First, let me say that it is rare I do any kind of TV show or movie review with the exception of the complete criminal program lineup on the ID channel, which has validated my hypothesis that 70 percent of the world’s population consists of psychopathic killers,and so I feel it is my duty to humanity to warn people of this fact and comment on their shows. However, the movie on SyFy that caught my attention and inspired me to write this review is one that I am sure is on its way to becoming a cult classic: Ghost Shark.
I am unsure if this film is based on a true story like so many other paranormal cinema adventures that have people swearing up and down on morning talk shows that the demons invaded their homes, but I tend to think it is totally a fictional plot created by what I am guessing is a writing team that was either still in high school or a group of really drunk beach goers. Either way, I am shocked that not only some producer picked up the script but that some production company funded it. I think the plot of this film is as follows and please remember I watched this in a NyQuil fog, so my facts might be a tad off ( I can only hope so):
A great white devours the catch of a fisherman, and the fisherman and his daughter are pissed so they get revenge by torturing and killing the shark. The great white’s corpse sits inside the bottom of an underwater cave which has magical powers and resurrects the shark (not like Jesus) and gives it the power to attack humans—not only those who frolic in the water but humans who should frolic on land as well. In fact, as long as there is a spoonful of water in the vicinity, Ghost Shark can appear and gobble up anyone in its path which scares the crap out of this dimwitted coastal community.

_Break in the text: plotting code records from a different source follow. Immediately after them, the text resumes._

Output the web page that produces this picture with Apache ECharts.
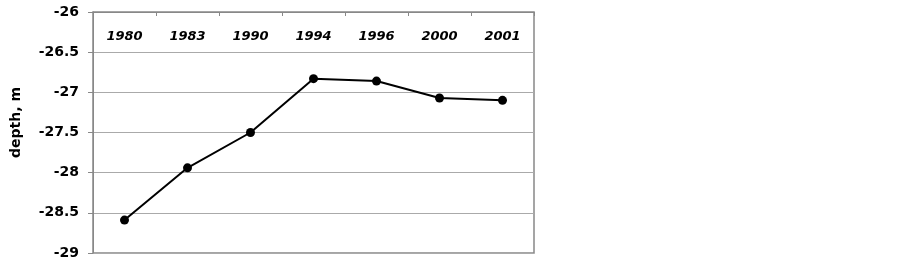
<!DOCTYPE html>
<html><head><meta charset="utf-8">
<script src="https://cdn.jsdelivr.net/npm/echarts@6/dist/echarts.min.js"></script>
<style>html,body{margin:0;padding:0;background:#fff}#c{width:902px;height:264px}</style>
</head><body><div id="c"></div>
<script>
const categories = ['1980','1983','1990','1994','1996','2000','2001'];
const depth = [-28.59, -27.94, -27.5, -26.83, -26.86, -27.07, -27.10];
const yName = 'depth, m';

const chart = echarts.init(document.getElementById('c'));
chart.setOption({
  animation: false,
  grid: {left: 93, top: 12, width: 441, height: 241, show: true, borderColor: '#888', borderWidth: 1.5, backgroundColor: 'transparent'},
  xAxis: {
    type: 'category', data: categories, position: 'top', boundaryGap: true,
    axisLine: {show: true, lineStyle: {color: '#888', width: 1}},
    axisTick: {show: true, inside: true, length: 4, lineStyle: {color: '#888'}},
    axisLabel: {inside: true, margin: 18, color: '#000', fontFamily: 'DejaVu Sans', fontSize: 13, fontWeight: 'bold', fontStyle: 'italic'},
    splitLine: {show: false}
  },
  yAxis: {
    type: 'value', min: -29, max: -26, interval: 0.5,
    name: yName, nameLocation: 'middle', nameGap: 70, nameRotate: 90,
    nameTextStyle: {color: '#000', fontFamily: 'DejaVu Sans', fontSize: 14, fontWeight: 'bold', padding: [0, 0, 0, 20]},
    axisLine: {show: true, lineStyle: {color: '#888', width: 1}},
    axisTick: {show: true, length: 5, lineStyle: {color: '#888'}},
    axisLabel: {margin: 14, color: '#000', fontFamily: 'DejaVu Sans', fontSize: 14, fontWeight: 'bold'},
    splitLine: {show: true, lineStyle: {color: '#aaa', width: 1.2}}
  },
  series: [{
    type: 'line', data: depth, symbol: 'circle', symbolSize: 9,
    lineStyle: {color: '#000', width: 2}, itemStyle: {color: '#000'}
  }]
});
</script></body></html>
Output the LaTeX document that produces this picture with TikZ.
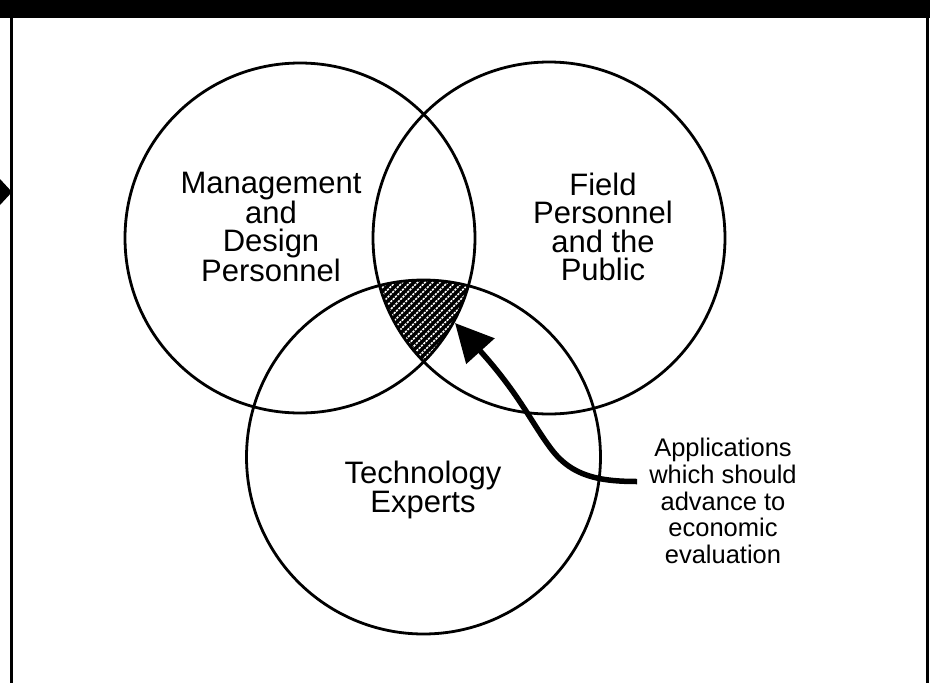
\documentclass[tikz,border=0pt]{standalone}
\usepackage{fontspec}
\setmainfont{Liberation Sans}
\usetikzlibrary{arrows.meta}

\begin{document}
\begin{tikzpicture}[x=1pt,y=-1pt,
  ring/.style={draw=black, line width=2.8pt},
  frame/.style={draw=black, line width=3pt},
  band/.style={fill=black},
  hatchline/.style={draw=white, line width=1.6pt, dash pattern=on 2.2pt off 1.1pt},
  bigtext/.style={align=center, font=\fontsize{31}{28.5}\selectfont, inner sep=0pt},
  smalltext/.style={align=center, font=\fontsize{25.5}{26.7}\selectfont, inner sep=0pt},
  pointer/.style={line width=5.5pt, -{Triangle[length=38pt,width=37pt]}}
]
\useasboundingbox (0,0) rectangle (930,683);
\fill[white] (0,0) rectangle (930,683);
\fill[band] (0,0) rectangle (930,18);
\draw[frame] (11,17) -- (11,683);
\draw[frame] (927,17) -- (927,683);
\fill[black] (0,179) -- (12,192) -- (0,205) -- cycle;

% hatched common region
\begin{scope}
  \clip (300,238) circle[radius=175];
  \clip (549,238) circle[radius=176];
  \fill[black] (423.5,457) circle[radius=177];
  \foreach \a in {240,247.5,...,420} {
    \draw[hatchline] (\a,400) -- ++(140,-140);
  }
\end{scope}

% circles
\draw[ring] (300,238) circle[radius=175];
\draw[ring] (549,238) circle[radius=176];
\draw[ring] (423.5,457) circle[radius=177];

% labels
\node[bigtext] (mgmt) at (271,227) {Management\\and\\Design\\Personnel};
\node[bigtext] (field) at (603,227) {Field\\Personnel\\and the\\Public};
\node[bigtext] (tech) at (423,490) {Technology\\Experts};
\node[smalltext] (apps) at (723,501) {Applications\\which should\\advance to\\economic\\evaluation};

\coordinate (core) at (455,323);
\coordinate (tail) at ([xshift=-12pt,yshift=19.5pt]apps.west);

\draw[pointer] (tail) .. controls +(-38,0) and (572,476) .. (552,450)
  .. controls (532,424) and (520,395) .. (core);
\end{tikzpicture}
\end{document}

So, can you guess what happens? I will give you one example: A kid at a fire hydrant is eaten alive and his half-severed body lies on the sidewalk flopping around like a dead fish. How does one even explain this death to the next of kin? Anyway, anyone near a puddle or a toilet bowl are potential victims for this ferocious fish. Ghost Shark becomes unstoppable and of course, the police don’t care, so it’s left up to three teenagers and lighthouse keeper to kill the already dead shark.
Call me cynical, but this film didn’t quite pack the punch of Jaws. I will admit that I might look around the next time I decide to go on a water slide, lounge in my sister’s pool or jump in a puddle after a spring rain. If there is any sign of a spectral ghost shark, I am out of the water and headed to Nevada. Yep, I would rather be eaten by the aliens of Area 51 than face the fury of a ticked off shark.
I am not sure if Ghost Shark will resonate with all SyFy viewers, but I am confident that the film will find a cult audience that will laud it as one of the greatest shark films of all time. I am equally confident that somewhere in the depths of the deep blue sea, a group of great white sharks are sitting around, laughing and saying, “Puddles? We can swim in puddles? Yea, humans really won’t survive the next round of evolution.”